Wednesday, September 16, 2009

atmos sphere

The Air Aware | Orion Magazine
Indeed, whenever indigenous, tribal persons speak, often matter-of-factly, about “the spirits,” we moderns mistakenly assume, in keeping with our own impoverished sense of matter, that they’re alluding to a supernatural set of powers unrelated to the material world. We come much closer to the shadowed savvy of our indigenous sisters and brothers, however, when we recognize that the spirits they speak of have more in common with the myriad gusts, breezes, and winds that influence life in any locale—like the wind that barrels along the river at dusk, chattering the cottonwood leaves, or the mist-laden breeze that flows down from the foothills on certain mornings, and those multiple whirlwinds that swirl and rise the dust on hot summer days, and the gentle zephyr that lingers above the night grasses, and the various messenger-winds that bring us knowledge of what the neighbors are cooking this evening. Or even the small but significant gusts that slip in and out of our nostrils as we lie sleeping.
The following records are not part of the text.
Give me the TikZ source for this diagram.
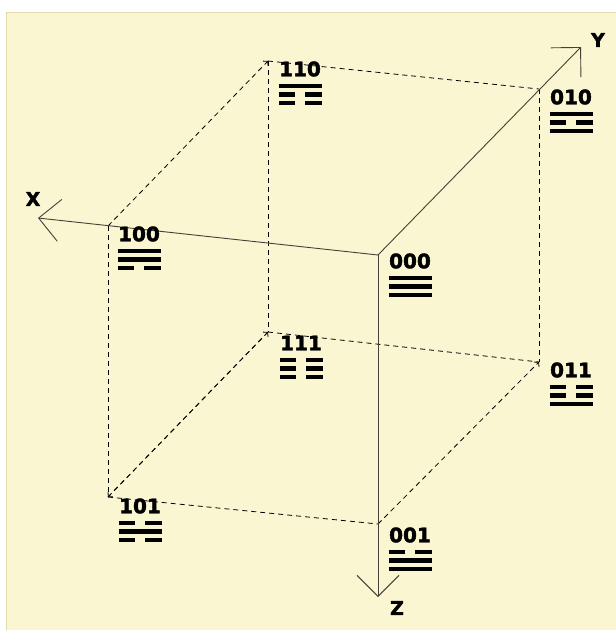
\documentclass[tikz,border=0pt]{standalone}
\usepackage{fontspec}
\newfontfamily\lblfont{DejaVu Sans}[BoldFeatures={FakeBold=2}]
\usepackage{tikz}
\usetikzlibrary{arrows.meta,calc}

\definecolor{cream}{RGB}{250,246,210}
\definecolor{creamline}{RGB}{226,220,172}
\definecolor{axisgray}{RGB}{70,64,54}

\newcommand{\trigram}[4]{%
  \foreach \d/\dy in {#2/34,#3/25.5,#4/17}{%
    \ifnum\d=0
      \draw[yao] ($(#1)+(-21.5,\dy)$) -- ($(#1)+(21.5,\dy)$);
    \else
      \draw[yao] ($(#1)+(-21.5,\dy)$) -- ($(#1)+(-5,\dy)$);
      \draw[yao] ($(#1)+(5,\dy)$) -- ($(#1)+(21.5,\dy)$);
    \fi
  }%
}

\begin{document}
\begin{tikzpicture}[
  x=1pt, y=-1pt,
  lbl/.style={font=\lblfont\bfseries\fontsize{20}{24}\selectfont, inner sep=0pt},
  axlbl/.style={font=\lblfont\bfseries\fontsize{19}{23}\selectfont, inner sep=0pt},
  yao/.style={line width=4.2pt, line cap=butt},
  axis/.style={draw=axisgray, line width=0.9pt, -{Straight Barb[length=21pt, width=42pt, line width=0.9pt]}},
  edge/.style={draw=black, line width=0.8pt, dash pattern=on 5pt off 4pt},
  tipped/.style={edge, -{Straight Barb[length=3pt, width=7pt, line width=0.8pt]}}
]
\useasboundingbox (0,0) rectangle (616,630);
\fill[white] (0,0) rectangle (616,630);
\filldraw[fill=cream, draw=creamline, line width=0.8pt] (6,12) rectangle (616,631);

\coordinate (v000) at (378,255);
\coordinate (v100) at (108,226);
\coordinate (v010) at (539,89);
\coordinate (v001) at (378,524);
\coordinate (v110) at (268,61);
\coordinate (v101) at (108,497);
\coordinate (v011) at (539,362);
\coordinate (v111) at (268,332);

\coordinate (xend) at (38,218);
\coordinate (yend) at (581,47);
\coordinate (zend) at (378,597);

\draw[edge] (v110) -- (v010);
\draw[edge] (v010) -- (v011);
\draw[edge] (v100) -- (v101);
\draw[edge] (v110) -- (v111);
\draw[edge] (v111) -- (v011);
\draw[edge] (v101) -- (v001);
\draw[tipped] (v100) -- (v110);
\draw[tipped] (v001) -- (v011);
\draw[tipped] (v101) -- (v111);
\draw[tipped] (v111) -- (v101);

\draw[axis] (v000) -- (xend);
\draw[axis] (v000) -- (yend);
\draw[axis] (v000) -- (zend);

\node[axlbl] (X) at (33,199) {X};
\node[axlbl] (Y) at (598,40) {Y};
\node[axlbl] (Z) at (397,608) {Z};

\node[lbl] (l000) at (410,261) {000};
\node[lbl] (l100) at (139,234) {100};
\node[lbl] (l010) at (571,97) {010};
\node[lbl] (l001) at (410,535) {001};
\node[lbl] (l110) at (300,69) {110};
\node[lbl] (l101) at (140,506) {101};
\node[lbl] (l011) at (571,370) {011};
\node[lbl] (l111) at (301,343) {111};

\trigram{l000}{0}{0}{0}
\trigram{l100}{1}{0}{0}
\trigram{l010}{0}{1}{0}
\trigram{l001}{0}{0}{1}
\trigram{l110}{1}{1}{0}
\trigram{l101}{1}{0}{1}
\trigram{l011}{0}{1}{1}
\trigram{l111}{1}{1}{1}
\end{tikzpicture}
\end{document}
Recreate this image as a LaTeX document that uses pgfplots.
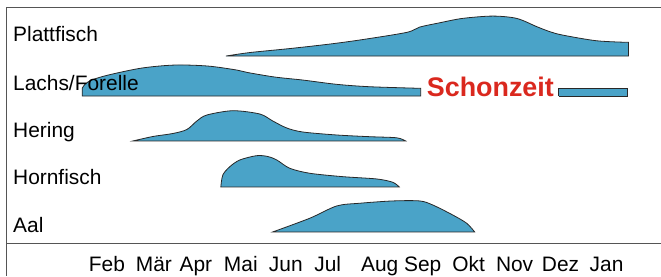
\documentclass[border=0pt]{standalone}
\usepackage{fontspec}
\setmainfont{Liberation Sans}
\usepackage{pgfplots}
\pgfplotsset{compat=1.18}
\usepgfplotslibrary{fillbetween}
\definecolor{fishblue}{RGB}{74,163,200}
\definecolor{edgecol}{RGB}{40,40,40}
\definecolor{framegray}{RGB}{85,85,85}
\definecolor{schon}{RGB}{218,40,30}
\begin{document}
\begin{tikzpicture}
\begin{axis}[
  scale only axis, width=661bp, height=276bp,
  xmin=0, xmax=661, ymin=0, ymax=276,
  axis line style={draw=none},
  ytick=\empty,
  xtick={107,154,196,241,286,328,380,423,469,515,561,607},
  xticklabels={Feb,Mär,Apr,Mai,Jun,Jul,Aug,Sep,Okt,Nov,Dez,Jan},
  major tick length=0pt,
  xticklabel style={anchor=base, yshift=4bp, inner sep=0pt, font=\fontsize{21}{25}\selectfont},
  clip=false,
  fishshape/.style={fill=fishblue, draw=edgecol, line width=0.8bp},
]
% frame
\draw[framegray, line width=1bp] (axis cs:661,269) -- (axis cs:7,269) -- (axis cs:7,0);
\draw[framegray, line width=1bp] (axis cs:7,32) -- (axis cs:661,32);

% Plattfisch
\addplot[name path=pT, smooth, draw=none] coordinates {
 (226,220) (250,223.5) (290,227.5) (330,232) (363,236.5) (407,243.7) (420,249)
 (440,253.3) (463,257.7) (493,260) (517,257.7) (537,249.5) (550,244.5) (563,241)
 (597,235.3) (629,233.7)};
\addplot[name path=pB, draw=none] coordinates {(226,220) (629,220)};
\addplot[fishshape] fill between[of=pT and pB];

% Lachs/Forelle
\addplot[name path=lT, smooth, draw=none] coordinates {
 (82.3,187.7) (85,191.7) (91.7,196) (108.3,201) (142,208) (175,211) (208,210)
 (237,206) (248,203.5) (275,199) (303,196) (337,191.7) (370,189.3) (421,187.7)};
\addplot[name path=lB, draw=none] coordinates {(82.3,180) (421,180)};
\addplot[fishshape] fill between[of=lT and lB];
\addplot[fishshape, sharp plot] coordinates {(559,180) (559,187.7) (628,187.7) (628,180) (559,180)};

% Hering
\addplot[name path=hT, smooth, draw=none] coordinates {
 (133,135) (153,139.5) (173,142.5) (187,146.5) (197,155) (207,161) (233,165.3)
 (260,162) (273,155) (287,148) (303,144) (337,141) (370,139.3) (397,138.2) (406,135)};
\addplot[name path=hB, draw=none] coordinates {(133,135) (406,135)};
\addplot[fishshape] fill between[of=hT and hB];

% Hornfisch
\addplot[name path=nT, smooth, draw=none] coordinates {
 (221,89) (223,101) (230,109.3) (240,116) (256.7,120.3) (268,119.5) (277,116)
 (290,107.7) (310,102.7) (343,99.3) (377,97) (393,93.7) (399.5,89)};
\addplot[name path=nB, draw=none] coordinates {(221,89) (399.5,89)};
\addplot[fishshape] fill between[of=nT and nB];

% Aal
\addplot[name path=aT, smooth, draw=none] coordinates {
 (273,44) (310,57.7) (337,70) (360,72.7) (393,75) (420,75) (433,71) (453,61)
 (467,52.7) (475,44)};
\addplot[name path=aB, draw=none] coordinates {(273,44) (475,44)};
\addplot[fishshape] fill between[of=aT and aB];

% labels
\node[anchor=base west, inner sep=0pt, font=\fontsize{21}{25}\selectfont] at (axis cs:13,234.3) {Plattfisch};
\node[anchor=base west, inner sep=0pt, font=\fontsize{21}{25}\selectfont] at (axis cs:13,186) {Lachs/Forelle};
\node[anchor=base west, inner sep=0pt, font=\fontsize{21}{25}\selectfont] at (axis cs:13,138.5) {Hering};
\node[anchor=base west, inner sep=0pt, font=\fontsize{21}{25}\selectfont] at (axis cs:13,91) {Hornfisch};
\node[anchor=base west, inner sep=0pt, font=\fontsize{21}{25}\selectfont] at (axis cs:13,43.4) {Aal};
\node[anchor=base west, inner sep=0pt, text=schon, font=\fontsize{27}{32}\selectfont\bfseries] at (axis cs:427,179.3) {Schonzeit};
\end{axis}
\end{tikzpicture}
\end{document}
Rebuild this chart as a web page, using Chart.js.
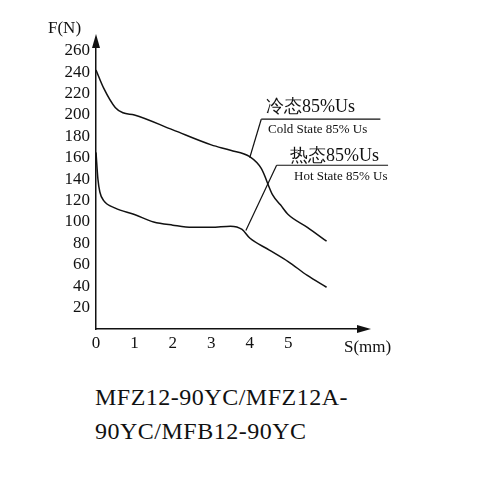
<!DOCTYPE html><html><head><meta charset="utf-8">
<script src="https://cdn.jsdelivr.net/npm/chart.js@4"></script>
<style>body{margin:0;background:#fff;width:480px;height:482px;position:relative;overflow:hidden;font-family:"Liberation Serif",serif;color:#111}
.t{position:absolute;white-space:nowrap}</style></head><body>
<canvas id="c" width="480" height="360" style="position:absolute;left:0;top:0;width:480px;height:360px"></canvas>
<div class="t" style="left:48px;top:18px;font-size:17px">F(N)</div>
<div class="t" style="left:344px;top:337px;font-size:17px">S(mm)</div>
<div class="t" style="left:266px;top:94px;font-size:18px">冷态85%Us</div>
<div class="t" style="left:268px;top:121px;font-size:13px">Cold State 85% Us</div>
<div class="t" style="left:290px;top:143px;font-size:18px">热态85%Us</div>
<div class="t" style="left:294px;top:168px;font-size:13px">Hot State 85% Us</div>
<div class="t" style="left:95px;top:380px;font-size:24px;line-height:34px;letter-spacing:0.5px">MFZ12-90YC/MFZ12A-<br>90YC/MFB12-90YC</div>
<script>
const coldS=[0,0.2,0.5,0.7,1,2,3,3.5,4,4.3,4.6,4.8,5,5.5,6];
const coldF=[242,225,207,202,200,186,172,167,161,150,125,116,107,95,82];
const hotS=[0,0.05,0.1,0.2,0.5,1,1.5,2,2.5,3,3.5,3.8,4,4.5,5,5.5,6];
const hotF=[165,140,128,120,113,107,100,97,95,95,96,93,85,74,63,50,39];
const yTicks=[20,40,60,80,100,120,140,160,180,200,220,240,260];
const xTicks=[0,1,2,3,4,5];
const pts=(s,f)=>s.map((x,i)=>({x,y:f[i]}));
const leaders={id:'lead',afterDraw(ch){const c=ch.ctx,x=ch.scales.x,y=ch.scales.y;c.save();c.strokeStyle='#111';c.lineWidth=1.2;
const seg=(a,b,d,e)=>{c.beginPath();c.moveTo(x.getPixelForValue(a),y.getPixelForValue(b));c.lineTo(x.getPixelForValue(d),y.getPixelForValue(e));c.stroke();};
seg(4,160,4.3,196);seg(4.3,196,7.4,196);seg(3.9,92,4.7,153);seg(4.7,153,7.6,153);
c.fillStyle='#111';const ax=x.getPixelForValue(0),ay=y.getPixelForValue(270),bx=x.getPixelForValue(7),by=y.getPixelForValue(0);
c.beginPath();c.moveTo(ax,ay-6);c.lineTo(ax-4,ay+8);c.lineTo(ax+4,ay+8);c.fill();
c.beginPath();c.moveTo(bx+6,by);c.lineTo(bx-8,by-4);c.lineTo(bx-8,by+4);c.fill();c.restore();}};
new Chart(document.getElementById('c'),{type:'line',data:{datasets:[
{data:pts(coldS,coldF),borderColor:'#111',borderWidth:1.5,pointRadius:0,cubicInterpolationMode:'monotone'},
{data:pts(hotS,hotF),borderColor:'#111',borderWidth:1.5,pointRadius:0,cubicInterpolationMode:'monotone'}]},
options:{responsive:false,animation:false,events:[],layout:{padding:{top:40,right:115,left:0,bottom:0}},
plugins:{legend:{display:false},tooltip:{enabled:false}},
scales:{x:{type:'linear',min:0,max:7,afterFit(s){s.height=31},afterBuildTicks(s){s.ticks=xTicks.map(v=>({value:v}))},
grid:{display:false,tickLength:4},border:{color:'#111',width:1.5},ticks:{color:'#111',font:{family:'Liberation Serif',size:17},padding:0}},
y:{min:0,max:270,afterFit(s){s.width=96},afterBuildTicks(s){s.ticks=yTicks.map(v=>({value:v}))},
grid:{display:false,tickLength:4},border:{color:'#111',width:1.5},ticks:{color:'#111',font:{family:'Liberation Serif',size:17},padding:2}}}},
plugins:[leaders]});
</script></body></html>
We moderns pay little heed to these subtle invisibles, these elementals—indeed we tend not to notice them at all, convinced that a breeze is nothing other than a mindless jostling of molecules. Our breathing bodies know otherwise. But we will keep our bodies out of play; we will keep our thoughts aligned solely with what our complex instruments can measure. Until we have indisputable evidence to the contrary, we will assume that matter itself is utterly devoid of felt experience. In this manner we hoard and hold tight to our own awareness—like a frightened whirlwind spinning ever faster, trying to convince itself of its own autonomy, struggling to hold itself aloof from the ocean of air that surrounds it.